Peu à peu, les « sauvages de San Lorenzo », comme elle les définira plus tard, se laissent absorber par les bouliers, les lacets, et les activités à leur portée (ménage, jardinage…). Le « miracle » de San Lorenzo est chroniqué dans les gazettes. La dottoressa observe, remplit des fiches d’observations, forme les maîtresses, puis supervise l’inauguration d’autres « maisons des enfants » dans la capitale.

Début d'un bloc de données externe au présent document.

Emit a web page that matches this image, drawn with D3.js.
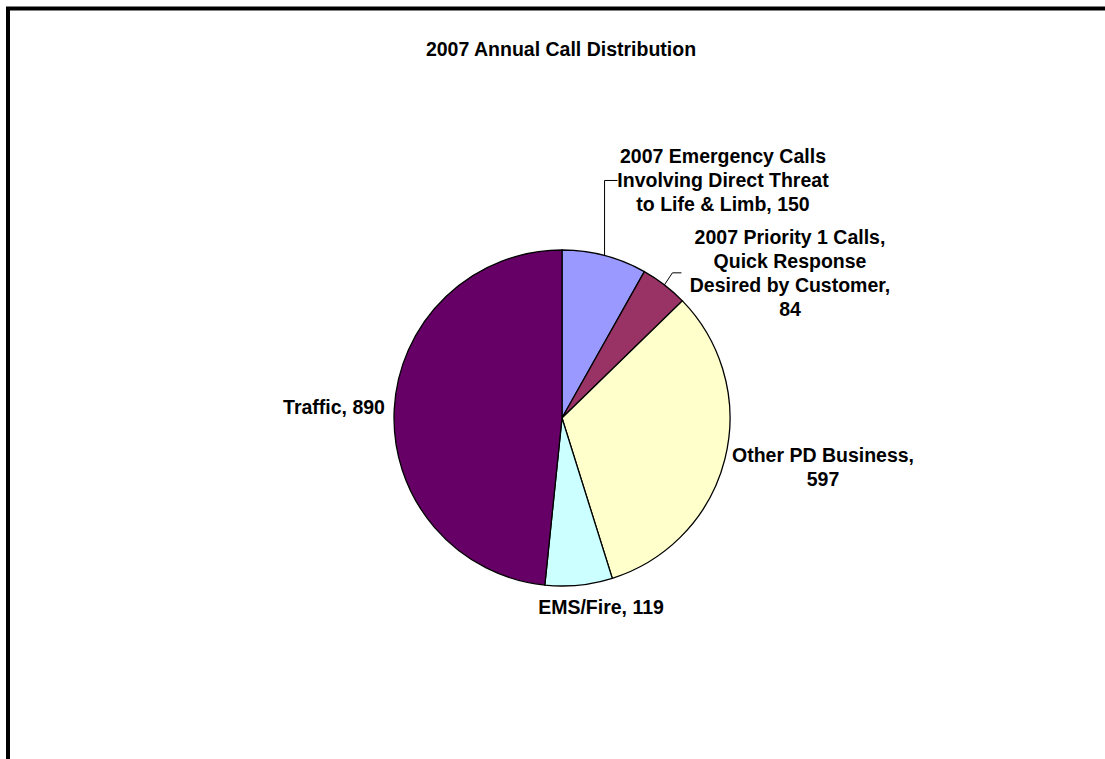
<!DOCTYPE html>
<html>
<head>
<meta charset="utf-8">
<script src="https://cdn.jsdelivr.net/npm/d3@7"></script>
<style>
  html, body { margin: 0; padding: 0; background: #fff; }
  text { font-family: "Liberation Sans", Arial, sans-serif; font-weight: bold; fill: #000; }
</style>
</head>
<body>
<div id="chart"></div>
<script>
// data
var categories = ["2007 Emergency Calls Involving Direct Threat to Life & Limb", "2007 Priority 1 Calls, Quick Response Desired by Customer", "Other PD Business", "EMS/Fire", "Traffic"];
var values = [150, 84, 597, 119, 890];
var colors = ["#9999FF", "#993366", "#FFFFCC", "#CCFFFF", "#660066"];
var labelLines = [
  ["2007 Emergency Calls", "Involving Direct Threat", "to Life & Limb, 150"],
  ["2007 Priority 1 Calls,", "Quick Response", "Desired by Customer,", "84"],
  ["Other PD Business,", "597"],
  ["EMS/Fire, 119"],
  ["Traffic, 890"]
];
var title = "2007 Annual Call Distribution";

// layout
var width = 1105, height = 759;
var cx = 562, cy = 418, radius = 168;
var fontSize = 19.5, lineHeight = 24;
// label anchor (center x, first baseline y) and leader bend offsets
var labelPos = [
  {x: 723, y: 163, leader: [[0, -75], [13, -75]]},
  {x: 790, y: 244, leader: [[8, -12], [17, -12]]},
  {x: 823, y: 462},
  {x: 601, y: 614},
  {x: 334, y: 414}
];

var svg = d3.select("#chart").append("svg").attr("width", width).attr("height", height);

// outer frame (runs off the right/bottom)
svg.append("rect").attr("x", 8).attr("y", 8.5).attr("width", 1200).attr("height", 900)
  .attr("fill", "none").attr("stroke", "#000").attr("stroke-width", 4);

svg.append("text").attr("x", 561).attr("y", 56).attr("text-anchor", "middle")
  .style("font-size", fontSize + "px").text(title);

var pie = d3.pie().sort(null).value(function(d) { return d; });
var arcs = pie(values);
var arc = d3.arc().innerRadius(0).outerRadius(radius);

var g = svg.append("g").attr("transform", "translate(" + cx + "," + cy + ")");
g.selectAll("path").data(arcs).enter().append("path")
  .attr("d", arc)
  .attr("fill", function(d, i) { return colors[i]; })
  .attr("stroke", "#000").attr("stroke-width", 1.3);

// leader lines from the slice edge
arcs.forEach(function(d, i) {
  var lp = labelPos[i];
  if (!lp.leader) return;
  var a = (d.startAngle + d.endAngle) / 2;
  var x0 = cx + radius * Math.sin(a), y0 = cy - radius * Math.cos(a);
  var pts = [[x0, y0]].concat(lp.leader.map(function(p) { return [x0 + p[0], y0 + p[1]]; }));
  svg.append("path").attr("d", d3.line()(pts)).attr("fill", "none").attr("stroke", "#000").attr("stroke-width", 1);
});

// labels
labelLines.forEach(function(lines, i) {
  var t = svg.append("text").attr("text-anchor", "middle").style("font-size", fontSize + "px");
  lines.forEach(function(s, j) {
    t.append("tspan").attr("x", labelPos[i].x).attr("y", labelPos[i].y + j * lineHeight).text(s);
  });
});
</script>
</body>
</html>
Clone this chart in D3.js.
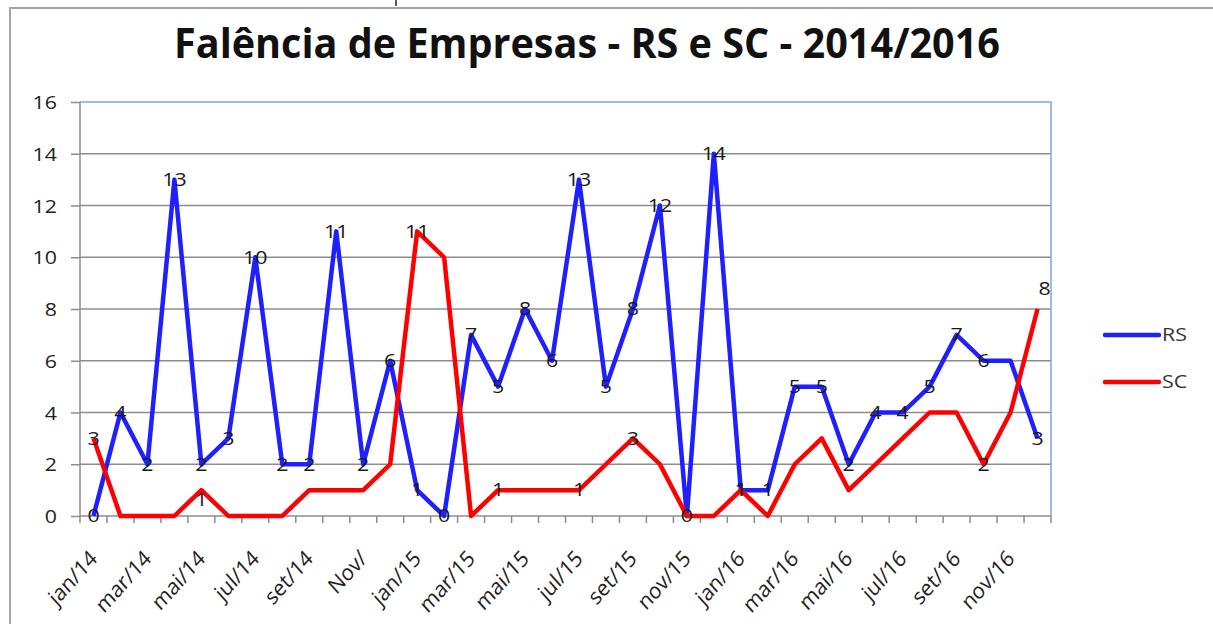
<!DOCTYPE html>
<html><head><meta charset="utf-8">
<script src="https://cdn.jsdelivr.net/npm/d3@7"></script>
<style>html,body{margin:0;padding:0;background:#fff;}svg{display:block;}</style>
</head><body>
<svg id="c" width="1213" height="624"></svg>
<script>
const months = ["jan/14","fev/14","mar/14","abr/14","mai/14","jun/14","jul/14","ago/14","set/14","out/14","Nov/","dez/14",
"jan/15","fev/15","mar/15","abr/15","mai/15","jun/15","jul/15","ago/15","set/15","out/15","nov/15","dez/15",
"jan/16","fev/16","mar/16","abr/16","mai/16","jun/16","jul/16","ago/16","set/16","out/16","nov/16","dez/16"];
const rs = [0,4,2,13,2,3,10,2,2,11,2,6, 1,0,7,5,8,6,13,5,8,12,0,14, 1,1,5,5,2,4,4,5,7,6,6,3];
const sc = [3,0,0,0,1,0,0,0,1,1,1,2, 11,10,0,1,1,1,1,2,3,2,0,0, 1,0,2,3,1,2,3,4,4,2,4,8];
const rsLabelIdx = d3.range(36).filter(i => i !== 34);
const scLabelIdx = [0,4,12,15,18,20,24,33,35];
const yTicks = [0,2,4,6,8,10,12,14,16];
const seriesNames = ["RS","SC"];
const title = "Falência de Empresas - RS e SC - 2014/2016";

const svg = d3.select("#c");
const font = "'Open Sans', 'DejaVu Sans', sans-serif";
const SX = 1.22;   // horizontal stretch of text as seen in the reference
const L = 80, R = 1051, T = 102, B = 516;

// outer frame
svg.append("path").attr("d","M10,624 V8 H1213").attr("fill","none").attr("stroke","#a6a6a6").attr("stroke-width",2);
svg.append("line").attr("x1",396).attr("x2",396).attr("y1",0).attr("y2",6).attr("stroke","#222").attr("stroke-width",1.5);

const x = d3.scaleBand().domain(months).range([L,R]);
const y = d3.scaleLinear().domain([0,16]).range([B,T]);
const cx = m => x(m) + x.bandwidth()/2;

// gridlines
svg.append("g").selectAll("line").data(yTicks.filter(v=>v>0 && v<16)).join("line")
  .attr("x1",L).attr("x2",R).attr("y1",d=>y(d)).attr("y2",d=>y(d))
  .attr("stroke","#8c8c8c").attr("stroke-width",1.5);
// plot border (blue top/right)
svg.append("path").attr("d",`M${L},${T} H${R} V${B}`).attr("fill","none").attr("stroke","#7ea6d8").attr("stroke-width",1.5);

// y axis
const ya = svg.append("g").attr("transform",`translate(${L},0)`).call(d3.axisLeft(y).tickValues(yTicks).tickSize(9).tickPadding(0));
ya.select(".domain").attr("stroke","#8c8c8c").attr("stroke-width",1.5).attr("d",`M0,${T}V${B}`);
ya.selectAll(".tick line").attr("stroke","#8c8c8c").attr("stroke-width",1.5);
ya.selectAll(".tick text").attr("x",null).attr("dy",null).attr("transform",`translate(-23,0) scale(${SX},1)`)
  .attr("dominant-baseline","central")
  .attr("font-family",font).attr("font-size",17.5).attr("fill","#222");

// x axis
const xa = svg.append("g").attr("transform",`translate(0,${B})`)
  .call(d3.axisBottom(x).tickValues([]).tickSize(0));
xa.select(".domain").attr("stroke","#8c8c8c").attr("stroke-width",1.5).attr("d",`M${L},0H${R}`);
const bounds = months.map(m => x(m)).concat([R]);
xa.append("g").selectAll("line").data(bounds).join("line")
  .attr("x1",d=>d).attr("x2",d=>d).attr("y1",0).attr("y2",7).attr("stroke","#8c8c8c").attr("stroke-width",1.5);
xa.append("g").selectAll("text").data(months.filter((m,i)=>i%2===0)).join("text")
  .attr("transform",d=>`translate(${cx(d)+5},${44}) scale(1.06,1.18) rotate(-45)`)
  .attr("text-anchor","end").attr("font-family",font).attr("font-size",19).attr("fill","#222")
  .text(d=>d);

// lines
const line = d3.line().x((d,i)=>cx(months[i])).y(d=>y(d));
svg.append("path").datum(rs).attr("d",line).attr("fill","none").attr("stroke","#1f1fff").attr("stroke-width",4.5).attr("stroke-linejoin","round");
svg.append("path").datum(sc).attr("d",line).attr("fill","none").attr("stroke","#ff0000").attr("stroke-width",4.5).attr("stroke-linejoin","round");

// labels
const lab = svg.append("g").attr("font-family",font).attr("font-size",17.5).attr("fill","#1a1a1a").attr("text-anchor","middle");
lab.selectAll("text.rs").data(rsLabelIdx).join("text").attr("class","rs")
  .attr("transform",i=>`translate(${cx(months[i])},${y(rs[i])}) scale(${SX},1)`)
  .attr("dy","0.36em").text(i=>rs[i]);
lab.selectAll("text.sc").data(scLabelIdx).join("text").attr("class","sc")
  .attr("transform",i=>{
    const px = i===35 ? cx(months[i])+7 : cx(months[i]);
    const py = i===35 ? y(sc[i])-20 : (i===4 ? y(sc[i])+10 : y(sc[i]));
    return `translate(${px},${py}) scale(${SX},1)`;
  })
  .attr("dy","0.36em").text(i=>sc[i]);

// legend
const colors = ["#1f1fff","#ff0000"];
const lg = svg.append("g");
seriesNames.forEach((n,k)=>{
  const yy = 335 + k*47;
  lg.append("line").attr("x1",1105).attr("x2",1159).attr("y1",yy).attr("y2",yy).attr("stroke",colors[k]).attr("stroke-width",4.5).attr("stroke-linecap","round");
  lg.append("text").attr("transform",`translate(1162,${yy}) scale(${SX},1)`).attr("dy","0.36em")
    .attr("font-family",font).attr("font-size",17.5).attr("fill","#333").text(n);
});

// title
svg.append("text").attr("x",174).attr("y",58).attr("font-family",font).attr("font-weight","bold")
  .attr("font-size",41).attr("fill","#111").attr("textLength",826).attr("lengthAdjust","spacingAndGlyphs").text(title);
</script>
</body></html>
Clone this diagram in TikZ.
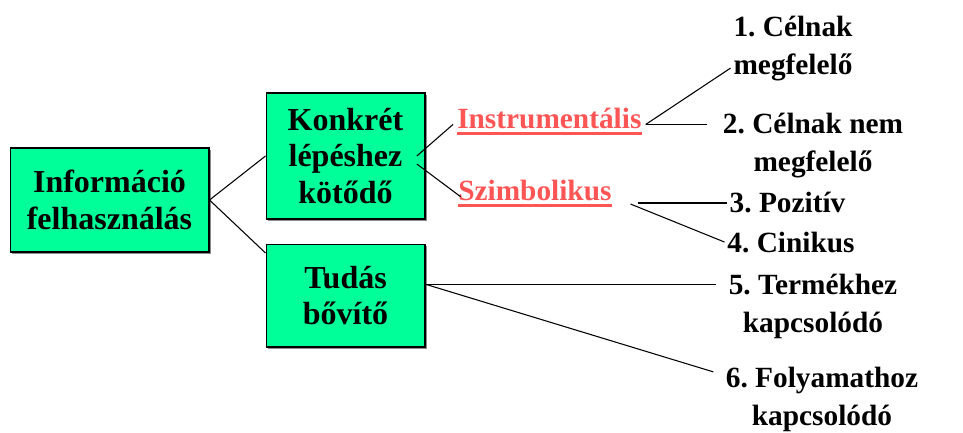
\documentclass[tikz,border=0pt]{standalone}
\usepackage{fontspec}
\setmainfont{Liberation Serif}
\usepackage{tikz}
\usetikzlibrary{calc,shadows}
\definecolor{boxgreen}{HTML}{00FF99}
\definecolor{kindred}{HTML}{FF5555}
\frenchspacing

\begin{document}
\begin{tikzpicture}[x=0.75pt,y=-0.75pt,
      box/.style={draw=black,line width=1pt,fill=boxgreen,align=center,inner sep=2pt,
        font=\fontsize{24}{27.5}\selectfont\bfseries,
        drop shadow={shadow xshift=1.6pt,shadow yshift=-1.6pt,fill=black!45,opacity=1}},
      kind/.style={inner xsep=0pt,inner ysep=2pt,text=kindred,font=\fontsize{22}{28}\selectfont\bfseries},
      uline/.style={draw=kindred,line width=2.5pt},
      lbl/.style={align=center,inner sep=2pt,font=\fontsize{22}{28.5}\selectfont\bfseries},
      link/.style={line width=0.8pt}
    ]
    \useasboundingbox (0,0) rectangle (963,432);
    \node[box,minimum width=149pt,minimum height=78pt] (info) at (109.5,200) {Információ\\felhasználás};
    \node[box,minimum width=119pt,minimum height=94.5pt] (konkret) at (345.5,156) {Konkrét\\lépéshez\\kötődő};
    \node[box,minimum width=119pt,minimum height=77pt] (tudas) at (345.5,295.5) {Tudás\\bővítő};

    \node[kind,anchor=base west] (instr) at (457,128) {Instrumentális};
    \node[kind,anchor=base west] (szimb) at (458,200) {Szimbolikus};
    \draw[uline] ([yshift=-4pt]instr.base west) -- ([yshift=-4pt]instr.base east);
    \draw[uline] ([yshift=-4pt]szimb.base west) -- ([yshift=-4pt]szimb.base east);

    \node[lbl] (l1) at (793,49) {1. Célnak\\megfelelő};
    \node[lbl] (l2) at (813,145.5) {2. Célnak nem\\megfelelő};
    \node[lbl,anchor=base] (l3) at (787.5,212) {3. Pozitív};
    \node[lbl,anchor=base] (l4) at (791,252) {4. Cinikus};
    \node[lbl] (l5) at (813,306.5) {5. Termékhez\\kapcsolódó};
    \node[lbl] (l6) at (822,399.5) {6. Folyamathoz\\kapcsolódó};

    \draw[link] (info.east) -- (konkret.west);
    \draw[link] (info.east) -- (tudas.152);
    \draw[link] ([xshift=-6.5pt]konkret.east) -- ([xshift=-3pt]instr.184);
    \draw[link] ([xshift=-6.5pt,yshift=-6pt]konkret.east) -- ([xshift=2pt]szimb.185);
    \draw[link] ([xshift=3pt]instr.-4) -- (l1.197);
    \draw[link,shorten >=10pt] ([xshift=3pt]instr.-4) -- (instr.-4 -| l2.west);
    \draw[link] ([xshift=19.5pt,yshift=-9.75pt]szimb.east) coordinate (sz) -- (sz -| l3.west);
    \draw[link] ([xshift=14pt,yshift=-10.5pt]szimb.east) -- (l4.west);
    \draw[link,shorten >=7.5pt] (tudas.8) -- (tudas.8 -| l5.west);
    \draw[link,shorten >=7.5pt] (tudas.8) -- (l6.166);
  \end{tikzpicture}
\end{document}
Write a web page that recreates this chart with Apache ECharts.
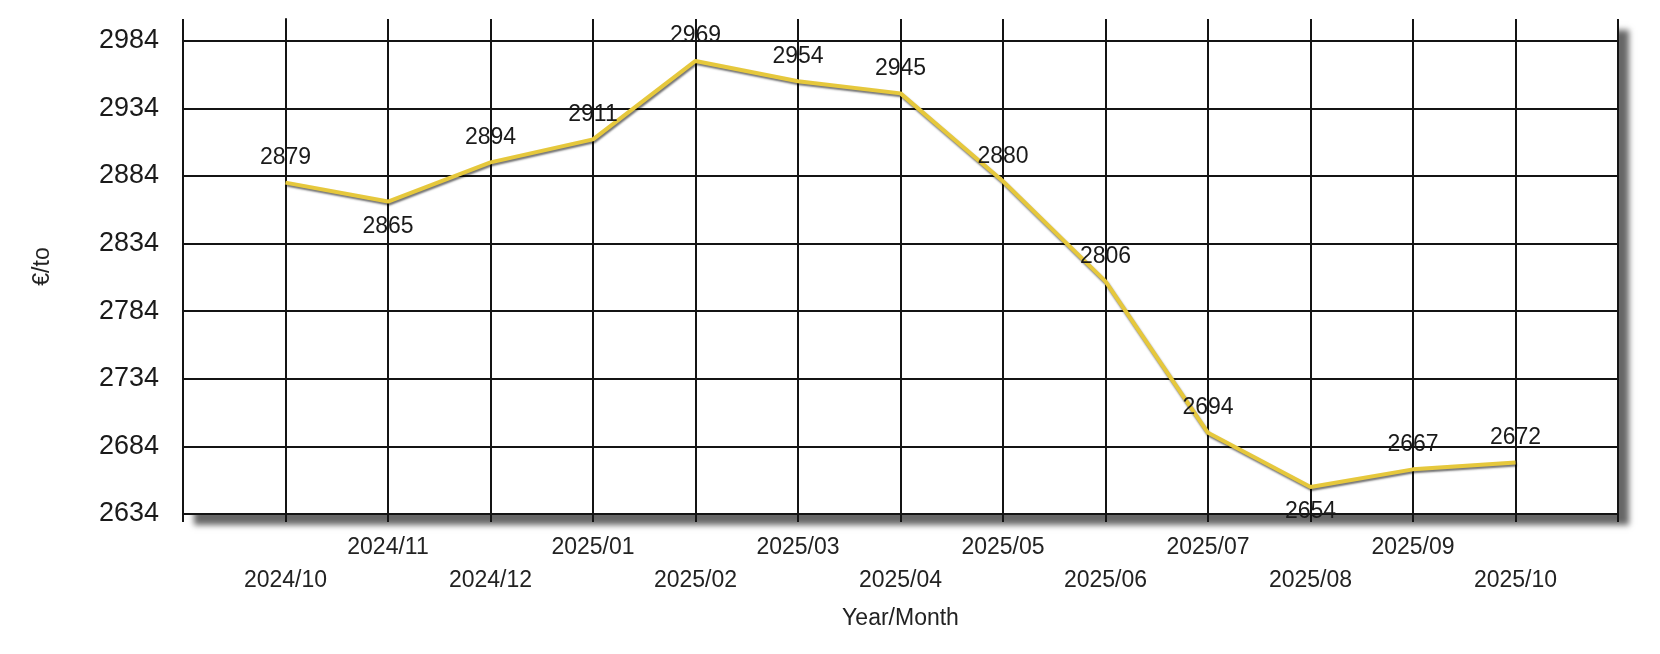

Epaulée par un trio d’admiratrices devenues ses collaboratrices (deux Italiennes, Anna Fedeli et Anna Maccheroni, et une Américaine, Adelia Pyle), elle s’affirme comme une meneuse, capable d’alterner douceur et sévérité, bons mots et vacheries, sans perdre sa capacité d’émerveillement presque enfantine. C’est elle qui accueille les personnes désireuses de constater les prodiges de son labo éducatif. Parmi les visiteurs, la reine Marguerite de Savoie ne se lasse pas de contempler ces bambins si concentrés, en particulier à l’heure du déjeuner, lorsqu’ils se servent à tour de rôle, comme dans une trattoria autogérée.
Best-seller instantané
La dottoressa, qui exècre l’oisiveté, profite de l’été 1910 pour coucher par écrit les enseignements de son expérience. La Méthode Montessori, imprimée chez un typographe du Latium, est un best-seller instantané, traduit dans une vingtaine de langues. Si bien que Maria abandonne son poste de médecin pour se consacrer à temps plein à la promotion de ses écoles et de son matériel pédagogique qu’elle a fait breveter à son nom dès qu’elle en a perçu le potentiel.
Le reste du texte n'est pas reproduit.